Only the lines from the start of the data below through the line that contains "yticks = [0, 1, 2, 3, 4, 5, 6, 7, 8]" are to be copied, exactly and without pictures.

====

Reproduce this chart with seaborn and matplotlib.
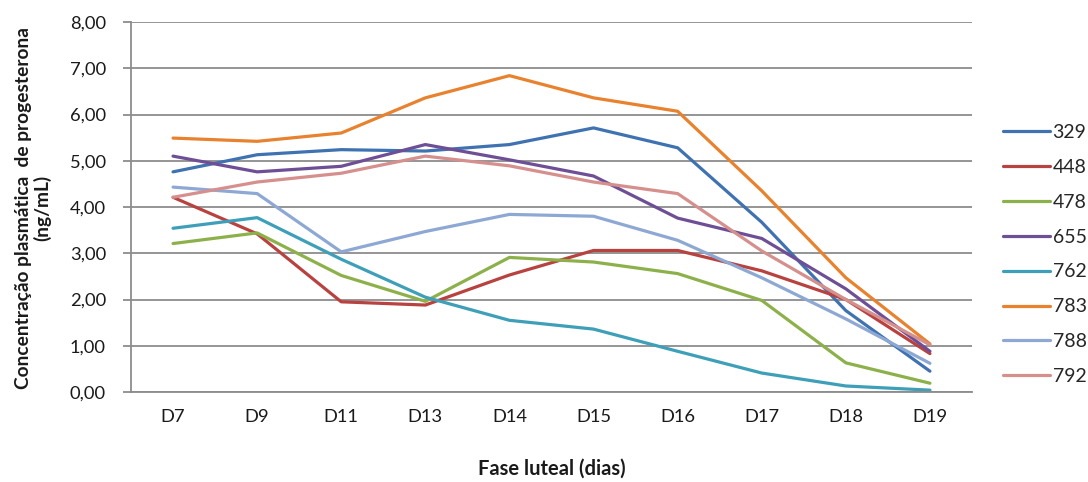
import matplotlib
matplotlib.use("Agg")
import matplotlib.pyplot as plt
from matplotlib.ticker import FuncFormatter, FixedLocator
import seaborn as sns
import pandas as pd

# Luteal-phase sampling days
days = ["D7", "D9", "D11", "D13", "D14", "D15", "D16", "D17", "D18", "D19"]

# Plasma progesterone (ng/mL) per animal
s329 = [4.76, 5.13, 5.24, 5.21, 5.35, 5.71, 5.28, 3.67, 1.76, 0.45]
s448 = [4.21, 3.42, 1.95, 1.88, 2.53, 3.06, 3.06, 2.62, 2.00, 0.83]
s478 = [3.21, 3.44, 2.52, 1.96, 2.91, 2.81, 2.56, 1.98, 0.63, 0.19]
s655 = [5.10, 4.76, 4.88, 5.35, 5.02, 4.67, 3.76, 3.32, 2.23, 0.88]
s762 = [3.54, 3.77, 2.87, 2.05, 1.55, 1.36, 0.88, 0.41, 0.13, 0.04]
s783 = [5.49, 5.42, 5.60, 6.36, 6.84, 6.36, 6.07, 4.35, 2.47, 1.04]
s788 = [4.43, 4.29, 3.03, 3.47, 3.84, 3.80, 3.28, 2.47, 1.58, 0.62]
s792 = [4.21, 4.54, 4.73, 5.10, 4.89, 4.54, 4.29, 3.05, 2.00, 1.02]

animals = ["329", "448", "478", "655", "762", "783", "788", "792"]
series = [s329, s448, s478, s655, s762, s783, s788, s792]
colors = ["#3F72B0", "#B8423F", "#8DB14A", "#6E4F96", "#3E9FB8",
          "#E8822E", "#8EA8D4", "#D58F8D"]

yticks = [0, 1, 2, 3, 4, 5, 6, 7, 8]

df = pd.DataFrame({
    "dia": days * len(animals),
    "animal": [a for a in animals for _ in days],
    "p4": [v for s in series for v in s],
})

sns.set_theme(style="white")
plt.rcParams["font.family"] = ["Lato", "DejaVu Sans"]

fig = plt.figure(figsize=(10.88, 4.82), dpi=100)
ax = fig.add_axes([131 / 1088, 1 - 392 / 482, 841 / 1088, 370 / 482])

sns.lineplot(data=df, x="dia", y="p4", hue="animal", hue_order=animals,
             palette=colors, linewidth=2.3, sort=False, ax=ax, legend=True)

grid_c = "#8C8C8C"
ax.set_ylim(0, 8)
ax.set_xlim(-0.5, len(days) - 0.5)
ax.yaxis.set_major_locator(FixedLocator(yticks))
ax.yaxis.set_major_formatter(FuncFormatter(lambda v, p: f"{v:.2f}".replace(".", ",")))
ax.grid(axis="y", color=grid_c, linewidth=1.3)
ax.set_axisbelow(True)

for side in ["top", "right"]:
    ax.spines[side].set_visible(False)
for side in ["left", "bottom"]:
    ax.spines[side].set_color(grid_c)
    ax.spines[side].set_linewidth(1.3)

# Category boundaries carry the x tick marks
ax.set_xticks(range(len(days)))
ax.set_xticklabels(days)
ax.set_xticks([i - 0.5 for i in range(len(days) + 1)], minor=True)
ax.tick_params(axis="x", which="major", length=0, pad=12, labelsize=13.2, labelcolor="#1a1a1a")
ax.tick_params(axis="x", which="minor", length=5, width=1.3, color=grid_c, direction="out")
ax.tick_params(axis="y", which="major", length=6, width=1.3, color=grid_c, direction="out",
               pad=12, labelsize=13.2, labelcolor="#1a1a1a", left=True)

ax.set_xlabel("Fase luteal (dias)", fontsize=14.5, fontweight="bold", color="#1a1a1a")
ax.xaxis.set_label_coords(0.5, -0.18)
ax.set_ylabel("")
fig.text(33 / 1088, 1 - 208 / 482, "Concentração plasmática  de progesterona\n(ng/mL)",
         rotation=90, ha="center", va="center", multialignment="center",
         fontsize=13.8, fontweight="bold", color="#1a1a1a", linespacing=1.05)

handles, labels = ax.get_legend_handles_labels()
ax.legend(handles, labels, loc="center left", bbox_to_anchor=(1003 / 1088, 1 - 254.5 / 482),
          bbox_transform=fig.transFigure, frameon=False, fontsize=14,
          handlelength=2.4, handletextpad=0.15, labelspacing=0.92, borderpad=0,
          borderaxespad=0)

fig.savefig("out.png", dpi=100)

====

FINAL RESULT -
Reproduce this chart with seaborn and matplotlib.
import matplotlib
matplotlib.use("Agg")
import matplotlib.pyplot as plt
from matplotlib.ticker import FuncFormatter, FixedLocator
import seaborn as sns
import pandas as pd

# Luteal-phase sampling days
days = ["D7", "D9", "D11", "D13", "D14", "D15", "D16", "D17", "D18", "D19"]

# Plasma progesterone (ng/mL) per animal
s329 = [4.76, 5.13, 5.24, 5.21, 5.35, 5.71, 5.28, 3.67, 1.76, 0.45]
s448 = [4.21, 3.42, 1.95, 1.88, 2.53, 3.06, 3.06, 2.62, 2.00, 0.83]
s478 = [3.21, 3.44, 2.52, 1.96, 2.91, 2.81, 2.56, 1.98, 0.63, 0.19]
s655 = [5.10, 4.76, 4.88, 5.35, 5.02, 4.67, 3.76, 3.32, 2.23, 0.88]
s762 = [3.54, 3.77, 2.87, 2.05, 1.55, 1.36, 0.88, 0.41, 0.13, 0.04]
s783 = [5.49, 5.42, 5.60, 6.36, 6.84, 6.36, 6.07, 4.35, 2.47, 1.04]
s788 = [4.43, 4.29, 3.03, 3.47, 3.84, 3.80, 3.28, 2.47, 1.58, 0.62]
s792 = [4.21, 4.54, 4.73, 5.10, 4.89, 4.54, 4.29, 3.05, 2.00, 1.02]

animals = ["329", "448", "478", "655", "762", "783", "788", "792"]
series = [s329, s448, s478, s655, s762, s783, s788, s792]
colors = ["#3F72B0", "#B8423F", "#8DB14A", "#6E4F96", "#3E9FB8",
          "#E8822E", "#8EA8D4", "#D58F8D"]

yticks = [0, 1, 2, 3, 4, 5, 6, 7, 8]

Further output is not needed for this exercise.